Tuesday, January 5, 2010

Simple Chicken Curry Ala Ndyw

Ingredients
4 to 6 boneless, skinless chicken breasts
2 large onions, coarsely chopped
2 cloves garlic
2 tablespoons butter
2 (14 1/2 ounce) cans whole tomatoes
1 teaspoon cinnamon
2 tablespoons curry powder
1/2 cup raisins

Directions
Brown chicken, garlic and onions in butter. Transfer to crockpot with remaining ingredients. Cook on LOW for 6 to 8 hours.

Serve over rice.
That's it, Simple Chicken Curry Ala Ndyw

Sunday, January 3, 2010

Almond Cheese Cream Ala Ndyw

Ingredients
3 ounces cream cheese, softened
1/2 teaspoon almond extract
6 to 7 dozen whole almonds
3 cups confectioners' sugar, divided
Candy paper cups

Directions
Mix together cream cheese and almond extract. Gradually add 2 to 2 1/2 cups confectioners' sugar. Knead until no longer sticky. Shape into 3/4-inch thick balls. Roll in confectioners' sugar. Flatten balls by pressing an almond into the center. Set in candy paper cups. Let dry at room temperature. Store loosely covered in the refrigerator.
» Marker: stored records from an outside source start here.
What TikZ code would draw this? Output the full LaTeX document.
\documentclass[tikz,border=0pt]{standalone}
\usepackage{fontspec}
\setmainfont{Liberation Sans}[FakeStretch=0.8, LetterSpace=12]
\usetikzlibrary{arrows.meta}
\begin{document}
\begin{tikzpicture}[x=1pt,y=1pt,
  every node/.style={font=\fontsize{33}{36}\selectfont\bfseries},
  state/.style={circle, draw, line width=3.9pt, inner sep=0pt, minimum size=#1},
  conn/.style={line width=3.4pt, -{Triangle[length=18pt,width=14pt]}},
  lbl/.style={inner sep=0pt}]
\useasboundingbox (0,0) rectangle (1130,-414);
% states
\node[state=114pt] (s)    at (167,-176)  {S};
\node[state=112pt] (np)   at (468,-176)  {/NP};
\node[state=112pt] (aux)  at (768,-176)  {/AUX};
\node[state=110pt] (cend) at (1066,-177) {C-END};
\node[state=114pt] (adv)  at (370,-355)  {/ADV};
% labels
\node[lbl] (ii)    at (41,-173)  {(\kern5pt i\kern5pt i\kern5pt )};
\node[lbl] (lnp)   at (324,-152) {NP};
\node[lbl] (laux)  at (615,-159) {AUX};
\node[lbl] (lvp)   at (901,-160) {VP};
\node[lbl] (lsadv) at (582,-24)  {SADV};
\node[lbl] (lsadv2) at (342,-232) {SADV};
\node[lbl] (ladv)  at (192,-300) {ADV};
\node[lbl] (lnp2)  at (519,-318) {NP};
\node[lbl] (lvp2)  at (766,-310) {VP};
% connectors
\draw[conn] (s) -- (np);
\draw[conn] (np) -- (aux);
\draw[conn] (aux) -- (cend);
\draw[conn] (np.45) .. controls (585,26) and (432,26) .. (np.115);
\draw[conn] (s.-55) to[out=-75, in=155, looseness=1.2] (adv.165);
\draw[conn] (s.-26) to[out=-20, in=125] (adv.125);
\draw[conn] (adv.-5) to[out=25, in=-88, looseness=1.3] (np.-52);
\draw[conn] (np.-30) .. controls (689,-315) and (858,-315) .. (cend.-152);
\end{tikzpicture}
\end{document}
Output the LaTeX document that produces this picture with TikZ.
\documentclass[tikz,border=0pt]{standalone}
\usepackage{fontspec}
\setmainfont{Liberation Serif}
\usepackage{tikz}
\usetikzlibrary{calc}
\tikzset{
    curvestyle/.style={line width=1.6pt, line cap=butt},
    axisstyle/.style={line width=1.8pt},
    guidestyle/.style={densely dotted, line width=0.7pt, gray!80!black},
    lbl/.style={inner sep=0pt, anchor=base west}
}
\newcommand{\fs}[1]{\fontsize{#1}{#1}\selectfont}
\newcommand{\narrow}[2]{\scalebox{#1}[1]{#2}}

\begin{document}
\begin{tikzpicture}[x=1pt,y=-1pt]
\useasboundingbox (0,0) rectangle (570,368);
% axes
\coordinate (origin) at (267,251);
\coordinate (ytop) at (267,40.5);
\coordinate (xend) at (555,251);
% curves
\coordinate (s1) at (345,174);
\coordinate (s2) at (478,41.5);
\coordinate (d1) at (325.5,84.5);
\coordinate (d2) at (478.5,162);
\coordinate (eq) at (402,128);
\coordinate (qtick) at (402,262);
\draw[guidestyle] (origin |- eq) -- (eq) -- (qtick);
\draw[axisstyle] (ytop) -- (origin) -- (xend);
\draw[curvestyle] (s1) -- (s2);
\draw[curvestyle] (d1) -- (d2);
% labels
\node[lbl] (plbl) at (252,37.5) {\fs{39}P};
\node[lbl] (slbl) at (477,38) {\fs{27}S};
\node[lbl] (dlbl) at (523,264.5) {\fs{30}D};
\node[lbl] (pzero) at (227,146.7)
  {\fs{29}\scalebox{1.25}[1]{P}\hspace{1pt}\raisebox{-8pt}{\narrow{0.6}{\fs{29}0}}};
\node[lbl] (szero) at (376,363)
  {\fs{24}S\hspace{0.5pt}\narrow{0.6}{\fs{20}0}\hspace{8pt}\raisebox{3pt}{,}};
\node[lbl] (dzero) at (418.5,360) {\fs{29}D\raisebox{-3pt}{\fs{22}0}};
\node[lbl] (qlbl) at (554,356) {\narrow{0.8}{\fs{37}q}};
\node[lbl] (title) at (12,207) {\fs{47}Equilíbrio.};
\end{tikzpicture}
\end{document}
That's it, Almond Cheese Cream Ala Ndyw

Saturday, January 2, 2010

Spinach Salad Ala Ndyw

Ingredients

10 ounces pre-washed baby spinach
2 slices bacon, finely chopped
3 ounces Canadian bacon, finely chopped
2 teaspoons olive oil
1/2 red onion, sliced (about 1 cup)
1 pound button mushrooms, coarsely chopped
1 cup apple cider
2 tablespoons apple cider vinegar
1 teaspoon Dijon mustard
Salt and pepper

Directions

Place spinach into a large bowl. Cook bacon in a large skillet over medium heat for about 4 minutes, or until it is just crispy. Add Canadian bacon to the skillet and cook for 2 more minutes, stirring frequently. Remove meat from pan and place on a plate lined with paper towels. Drain any remaining fat from the skillet. Add olive oil and onions to the skillet and cook for about 2 minutes, or until onions soften slightly. Add mushrooms to the pan and cook, stirring frequently, for 2 more minutes. Put onions and mushrooms on top of the spinach. Add apple cider and vinegar to the skillet and turn the heat up to medium-high. Stir to scrape up any bits that are stuck to the bottom of the pan and cook for 8 to 10 minutes or until cider is reduced to about 1/2 cup. Whisk in mustard, salt and pepper, to taste. Pour warm cider dressing over the mushrooms and spinach and toss until the vegetables are well coated. Sprinkle the bacon on top and serve.